What needs to be done: Repeat exactly and only the lines from the line containing "Write the seaborn" through the line containing "ax = fig.add_axes([11", both included.

Raw records:
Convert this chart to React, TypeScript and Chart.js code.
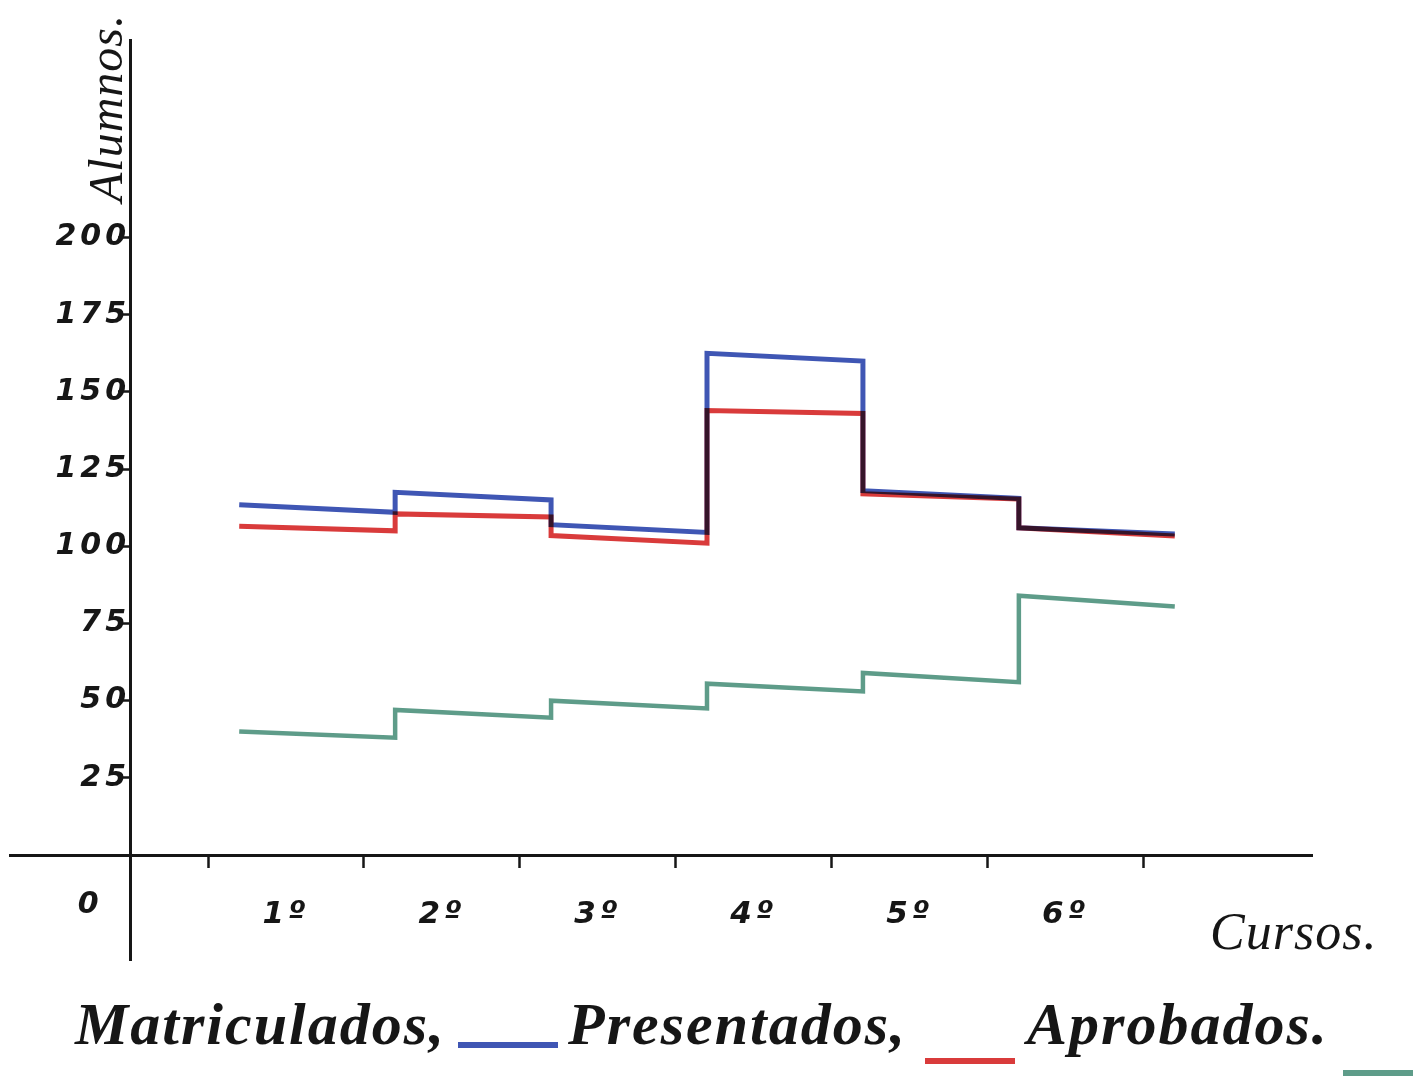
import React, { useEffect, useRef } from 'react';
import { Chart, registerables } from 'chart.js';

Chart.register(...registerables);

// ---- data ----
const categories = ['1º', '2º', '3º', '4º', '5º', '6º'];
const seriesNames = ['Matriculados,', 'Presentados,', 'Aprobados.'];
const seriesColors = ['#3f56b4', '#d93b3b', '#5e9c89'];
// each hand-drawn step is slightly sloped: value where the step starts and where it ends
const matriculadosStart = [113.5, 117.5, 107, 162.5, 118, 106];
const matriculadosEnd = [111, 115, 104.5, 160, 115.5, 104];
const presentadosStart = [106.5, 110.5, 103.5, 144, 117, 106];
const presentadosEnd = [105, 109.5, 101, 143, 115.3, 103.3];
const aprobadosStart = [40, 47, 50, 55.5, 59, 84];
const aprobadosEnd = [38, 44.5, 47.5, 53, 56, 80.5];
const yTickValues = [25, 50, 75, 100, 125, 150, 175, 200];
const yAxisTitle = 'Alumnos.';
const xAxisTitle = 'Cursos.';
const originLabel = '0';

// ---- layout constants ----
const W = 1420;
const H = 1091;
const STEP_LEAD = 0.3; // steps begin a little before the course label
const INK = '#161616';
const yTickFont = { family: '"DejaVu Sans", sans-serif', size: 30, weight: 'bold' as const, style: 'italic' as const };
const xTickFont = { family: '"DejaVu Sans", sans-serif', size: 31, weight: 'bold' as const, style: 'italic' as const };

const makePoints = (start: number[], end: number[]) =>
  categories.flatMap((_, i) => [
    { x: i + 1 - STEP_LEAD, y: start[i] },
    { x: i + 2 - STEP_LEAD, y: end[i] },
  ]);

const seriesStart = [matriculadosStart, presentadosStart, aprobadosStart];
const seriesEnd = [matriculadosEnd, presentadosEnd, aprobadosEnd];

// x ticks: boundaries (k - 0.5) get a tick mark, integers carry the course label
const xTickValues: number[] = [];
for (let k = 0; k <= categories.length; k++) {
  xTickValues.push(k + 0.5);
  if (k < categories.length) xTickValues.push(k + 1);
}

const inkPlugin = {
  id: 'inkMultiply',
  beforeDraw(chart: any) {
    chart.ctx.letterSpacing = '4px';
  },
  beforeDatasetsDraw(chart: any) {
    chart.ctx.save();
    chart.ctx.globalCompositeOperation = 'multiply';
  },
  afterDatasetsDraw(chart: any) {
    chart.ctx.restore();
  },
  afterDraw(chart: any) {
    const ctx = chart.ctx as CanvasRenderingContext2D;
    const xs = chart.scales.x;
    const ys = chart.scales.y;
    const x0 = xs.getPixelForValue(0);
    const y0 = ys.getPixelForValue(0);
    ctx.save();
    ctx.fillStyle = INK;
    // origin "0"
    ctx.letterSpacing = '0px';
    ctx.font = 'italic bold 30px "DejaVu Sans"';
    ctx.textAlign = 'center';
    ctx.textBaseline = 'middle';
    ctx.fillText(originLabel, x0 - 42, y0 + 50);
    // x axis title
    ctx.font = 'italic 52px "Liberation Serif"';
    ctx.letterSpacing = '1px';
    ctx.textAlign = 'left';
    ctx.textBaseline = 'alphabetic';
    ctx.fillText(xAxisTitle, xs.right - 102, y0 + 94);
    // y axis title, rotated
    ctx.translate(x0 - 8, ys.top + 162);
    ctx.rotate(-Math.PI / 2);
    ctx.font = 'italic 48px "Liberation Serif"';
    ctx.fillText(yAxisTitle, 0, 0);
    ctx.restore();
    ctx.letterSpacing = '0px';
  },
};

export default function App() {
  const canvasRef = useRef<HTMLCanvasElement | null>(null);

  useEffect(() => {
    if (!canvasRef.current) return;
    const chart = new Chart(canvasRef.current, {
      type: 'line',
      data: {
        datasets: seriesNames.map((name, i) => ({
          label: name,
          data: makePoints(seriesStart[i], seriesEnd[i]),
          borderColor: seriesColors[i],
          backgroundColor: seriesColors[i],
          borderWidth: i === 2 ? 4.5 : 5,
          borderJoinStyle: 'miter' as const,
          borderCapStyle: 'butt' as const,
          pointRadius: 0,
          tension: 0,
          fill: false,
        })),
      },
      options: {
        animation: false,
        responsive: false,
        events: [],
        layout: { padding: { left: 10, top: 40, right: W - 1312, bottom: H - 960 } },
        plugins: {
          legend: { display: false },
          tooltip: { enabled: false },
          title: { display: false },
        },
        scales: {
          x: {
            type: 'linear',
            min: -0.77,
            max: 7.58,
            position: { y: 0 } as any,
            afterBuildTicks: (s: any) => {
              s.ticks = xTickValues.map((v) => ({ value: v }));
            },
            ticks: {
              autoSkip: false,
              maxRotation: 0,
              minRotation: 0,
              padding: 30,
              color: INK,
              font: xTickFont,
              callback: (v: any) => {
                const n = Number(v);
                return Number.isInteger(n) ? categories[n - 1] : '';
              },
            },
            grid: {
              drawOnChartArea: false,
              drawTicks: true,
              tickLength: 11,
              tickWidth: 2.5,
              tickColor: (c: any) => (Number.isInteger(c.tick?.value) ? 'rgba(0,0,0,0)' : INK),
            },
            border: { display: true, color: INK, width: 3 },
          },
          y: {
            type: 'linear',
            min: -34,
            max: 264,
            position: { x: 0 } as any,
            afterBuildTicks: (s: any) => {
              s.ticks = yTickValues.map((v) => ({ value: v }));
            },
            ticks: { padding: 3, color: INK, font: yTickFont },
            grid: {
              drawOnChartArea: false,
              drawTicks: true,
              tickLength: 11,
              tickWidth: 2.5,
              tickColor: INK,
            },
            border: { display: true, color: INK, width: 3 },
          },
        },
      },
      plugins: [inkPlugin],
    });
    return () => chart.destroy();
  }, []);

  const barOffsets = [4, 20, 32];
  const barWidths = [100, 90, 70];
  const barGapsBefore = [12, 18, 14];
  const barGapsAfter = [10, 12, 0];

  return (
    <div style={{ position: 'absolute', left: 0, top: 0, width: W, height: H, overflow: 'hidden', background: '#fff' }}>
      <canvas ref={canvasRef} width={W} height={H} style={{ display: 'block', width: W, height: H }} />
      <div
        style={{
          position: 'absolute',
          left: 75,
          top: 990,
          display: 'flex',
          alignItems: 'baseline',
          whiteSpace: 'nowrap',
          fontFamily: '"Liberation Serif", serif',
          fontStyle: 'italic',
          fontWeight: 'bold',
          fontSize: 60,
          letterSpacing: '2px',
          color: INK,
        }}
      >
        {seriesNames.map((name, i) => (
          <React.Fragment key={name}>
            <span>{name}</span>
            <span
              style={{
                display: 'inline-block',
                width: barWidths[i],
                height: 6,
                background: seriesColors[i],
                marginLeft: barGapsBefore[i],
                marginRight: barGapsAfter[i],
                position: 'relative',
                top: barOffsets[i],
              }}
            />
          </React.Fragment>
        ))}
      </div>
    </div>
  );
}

--

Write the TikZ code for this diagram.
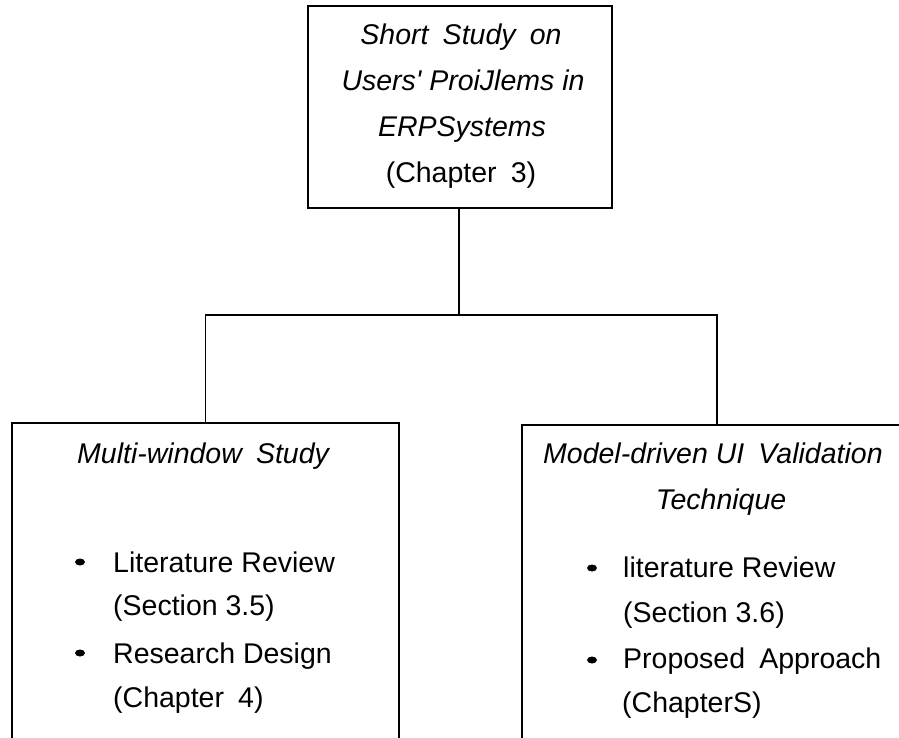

==

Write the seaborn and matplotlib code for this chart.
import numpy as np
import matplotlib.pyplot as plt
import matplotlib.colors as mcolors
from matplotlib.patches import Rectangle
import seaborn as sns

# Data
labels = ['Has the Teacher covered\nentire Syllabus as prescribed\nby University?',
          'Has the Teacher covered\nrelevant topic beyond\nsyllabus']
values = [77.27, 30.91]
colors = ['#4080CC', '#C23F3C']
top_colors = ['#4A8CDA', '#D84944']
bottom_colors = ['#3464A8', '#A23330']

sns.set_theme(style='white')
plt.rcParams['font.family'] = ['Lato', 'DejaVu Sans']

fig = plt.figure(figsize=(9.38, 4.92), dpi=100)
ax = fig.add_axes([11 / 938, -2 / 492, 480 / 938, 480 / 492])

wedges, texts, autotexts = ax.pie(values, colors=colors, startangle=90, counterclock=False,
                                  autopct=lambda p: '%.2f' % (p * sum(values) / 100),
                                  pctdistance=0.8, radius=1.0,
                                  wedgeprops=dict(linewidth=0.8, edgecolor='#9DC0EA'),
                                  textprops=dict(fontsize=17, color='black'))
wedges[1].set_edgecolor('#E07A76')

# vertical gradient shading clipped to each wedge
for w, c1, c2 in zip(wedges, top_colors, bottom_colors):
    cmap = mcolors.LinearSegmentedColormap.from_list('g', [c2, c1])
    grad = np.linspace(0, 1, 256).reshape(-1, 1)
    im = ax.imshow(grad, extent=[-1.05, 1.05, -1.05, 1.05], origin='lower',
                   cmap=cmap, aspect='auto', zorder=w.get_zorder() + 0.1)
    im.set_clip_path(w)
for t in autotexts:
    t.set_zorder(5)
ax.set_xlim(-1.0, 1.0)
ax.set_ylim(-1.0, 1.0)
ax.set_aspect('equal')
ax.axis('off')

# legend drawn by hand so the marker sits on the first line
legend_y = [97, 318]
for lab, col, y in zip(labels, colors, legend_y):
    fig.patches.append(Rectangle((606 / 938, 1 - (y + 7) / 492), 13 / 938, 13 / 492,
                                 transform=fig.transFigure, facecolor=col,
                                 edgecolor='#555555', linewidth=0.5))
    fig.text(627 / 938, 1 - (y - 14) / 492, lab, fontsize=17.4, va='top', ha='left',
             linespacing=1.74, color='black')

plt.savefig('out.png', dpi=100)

Answer to the exercise:
Write the seaborn and matplotlib code for this chart.
import numpy as np
import matplotlib.pyplot as plt
import matplotlib.colors as mcolors
from matplotlib.patches import Rectangle
import seaborn as sns

# Data
labels = ['Has the Teacher covered\nentire Syllabus as prescribed\nby University?',
          'Has the Teacher covered\nrelevant topic beyond\nsyllabus']
values = [77.27, 30.91]
colors = ['#4080CC', '#C23F3C']
top_colors = ['#4A8CDA', '#D84944']
bottom_colors = ['#3464A8', '#A23330']

sns.set_theme(style='white')
plt.rcParams['font.family'] = ['Lato', 'DejaVu Sans']

fig = plt.figure(figsize=(9.38, 4.92), dpi=100)
ax = fig.add_axes([11 / 938, -2 / 492, 480 / 938, 480 / 492])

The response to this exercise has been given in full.